**Set problem**. Repeat the lines that follow, leaving nothing out.

**Supplied information**.

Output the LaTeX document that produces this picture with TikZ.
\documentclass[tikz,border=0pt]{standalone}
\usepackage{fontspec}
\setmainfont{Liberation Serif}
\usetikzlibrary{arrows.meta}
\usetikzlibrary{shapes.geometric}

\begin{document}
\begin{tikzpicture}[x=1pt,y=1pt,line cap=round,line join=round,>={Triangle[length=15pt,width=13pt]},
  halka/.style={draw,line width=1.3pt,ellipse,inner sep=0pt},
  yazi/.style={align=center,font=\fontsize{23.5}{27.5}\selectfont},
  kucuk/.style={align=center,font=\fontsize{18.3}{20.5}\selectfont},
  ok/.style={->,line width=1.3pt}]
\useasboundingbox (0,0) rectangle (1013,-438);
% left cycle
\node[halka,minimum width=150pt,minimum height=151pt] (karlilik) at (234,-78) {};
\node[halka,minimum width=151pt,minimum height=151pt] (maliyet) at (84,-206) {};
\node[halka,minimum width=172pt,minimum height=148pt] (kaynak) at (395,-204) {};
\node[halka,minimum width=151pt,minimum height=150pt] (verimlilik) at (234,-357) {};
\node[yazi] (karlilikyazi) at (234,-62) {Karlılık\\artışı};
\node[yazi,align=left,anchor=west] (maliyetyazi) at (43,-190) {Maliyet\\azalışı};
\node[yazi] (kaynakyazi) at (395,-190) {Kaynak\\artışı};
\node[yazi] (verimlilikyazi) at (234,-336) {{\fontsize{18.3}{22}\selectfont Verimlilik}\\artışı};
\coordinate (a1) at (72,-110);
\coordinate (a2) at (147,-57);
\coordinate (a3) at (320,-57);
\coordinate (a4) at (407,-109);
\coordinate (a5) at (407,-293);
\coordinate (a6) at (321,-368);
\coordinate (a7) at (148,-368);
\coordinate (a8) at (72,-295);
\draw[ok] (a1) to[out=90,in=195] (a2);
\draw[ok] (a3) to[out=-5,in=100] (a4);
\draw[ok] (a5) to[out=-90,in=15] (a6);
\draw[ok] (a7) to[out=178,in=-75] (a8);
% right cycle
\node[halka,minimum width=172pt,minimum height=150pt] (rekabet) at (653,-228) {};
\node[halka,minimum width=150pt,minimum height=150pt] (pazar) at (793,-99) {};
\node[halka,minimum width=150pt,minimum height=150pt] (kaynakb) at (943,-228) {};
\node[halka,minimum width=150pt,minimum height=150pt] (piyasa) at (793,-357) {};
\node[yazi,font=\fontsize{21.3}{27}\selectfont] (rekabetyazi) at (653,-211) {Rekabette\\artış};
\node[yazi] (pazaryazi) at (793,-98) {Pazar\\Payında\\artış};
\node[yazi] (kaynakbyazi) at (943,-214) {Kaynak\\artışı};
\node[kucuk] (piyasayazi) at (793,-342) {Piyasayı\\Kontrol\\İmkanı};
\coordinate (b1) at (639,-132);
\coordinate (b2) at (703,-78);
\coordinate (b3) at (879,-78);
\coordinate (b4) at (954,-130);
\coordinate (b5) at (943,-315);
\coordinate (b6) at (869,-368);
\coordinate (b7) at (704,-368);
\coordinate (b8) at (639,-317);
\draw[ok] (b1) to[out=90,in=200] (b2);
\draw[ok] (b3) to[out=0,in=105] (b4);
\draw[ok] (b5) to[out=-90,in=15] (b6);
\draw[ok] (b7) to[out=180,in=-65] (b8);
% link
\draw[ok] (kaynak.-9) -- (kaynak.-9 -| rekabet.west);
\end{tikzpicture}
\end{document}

**Complete response**.
Output the LaTeX document that produces this picture with TikZ.
\documentclass[tikz,border=0pt]{standalone}
\usepackage{fontspec}
\setmainfont{Liberation Serif}
\usetikzlibrary{arrows.meta}
\usetikzlibrary{shapes.geometric}

\begin{document}
\begin{tikzpicture}[x=1pt,y=1pt,line cap=round,line join=round,>={Triangle[length=15pt,width=13pt]},
  halka/.style={draw,line width=1.3pt,ellipse,inner sep=0pt},
  yazi/.style={align=center,font=\fontsize{23.5}{27.5}\selectfont},
  kucuk/.style={align=center,font=\fontsize{18.3}{20.5}\selectfont},
  ok/.style={->,line width=1.3pt}]
\useasboundingbox (0,0) rectangle (1013,-438);
% left cycle
\node[halka,minimum width=150pt,minimum height=151pt] (karlilik) at (234,-78) {};
\node[halka,minimum width=151pt,minimum height=151pt] (maliyet) at (84,-206) {};
\node[halka,minimum width=172pt,minimum height=148pt] (kaynak) at (395,-204) {};
\node[halka,minimum width=151pt,minimum height=150pt] (verimlilik) at (234,-357) {};
\node[yazi] (karlilikyazi) at (234,-62) {Karlılık\\artışı};
\node[yazi,align=left,anchor=west] (maliyetyazi) at (43,-190) {Maliyet\\azalışı};
\node[yazi] (kaynakyazi) at (395,-190) {Kaynak\\artışı};
\node[yazi] (verimlilikyazi) at (234,-336) {{\fontsize{18.3}{22}\selectfont Verimlilik}\\artışı};
\coordinate (a1) at (72,-110);
\coordinate (a2) at (147,-57);
\coordinate (a3) at (320,-57);
\coordinate (a4) at (407,-109);
\coordinate (a5) at (407,-293);
\coordinate (a6) at (321,-368);
\coordinate (a7) at (148,-368);
\coordinate (a8) at (72,-295);
\draw[ok] (a1) to[out=90,in=195] (a2);
\draw[ok] (a3) to[out=-5,in=100] (a4);
\draw[ok] (a5) to[out=-90,in=15] (a6);
\draw[ok] (a7) to[out=178,in=-75] (a8);
% right cycle
\node[halka,minimum width=172pt,minimum height=150pt] (rekabet) at (653,-228) {};
\node[halka,minimum width=150pt,minimum height=150pt] (pazar) at (793,-99) {};
\node[halka,minimum width=150pt,minimum height=150pt] (kaynakb) at (943,-228) {};
\node[halka,minimum width=150pt,minimum height=150pt] (piyasa) at (793,-357) {};
\node[yazi,font=\fontsize{21.3}{27}\selectfont] (rekabetyazi) at (653,-211) {Rekabette\\artış};
\node[yazi] (pazaryazi) at (793,-98) {Pazar\\Payında\\artış};
\node[yazi] (kaynakbyazi) at (943,-214) {Kaynak\\artışı};
\node[kucuk] (piyasayazi) at (793,-342) {Piyasayı\\Kontrol\\İmkanı};
\coordinate (b1) at (639,-132);
\coordinate (b2) at (703,-78);
\coordinate (b3) at (879,-78);
\coordinate (b4) at (954,-130);
\coordinate (b5) at (943,-315);
\coordinate (b6) at (869,-368);
\coordinate (b7) at (704,-368);
\coordinate (b8) at (639,-317);
\draw[ok] (b1) to[out=90,in=200] (b2);
\draw[ok] (b3) to[out=0,in=105] (b4);
\draw[ok] (b5) to[out=-90,in=15] (b6);
\draw[ok] (b7) to[out=180,in=-65] (b8);
% link
\draw[ok] (kaynak.-9) -- (kaynak.-9 -| rekabet.west);
\end{tikzpicture}
\end{document}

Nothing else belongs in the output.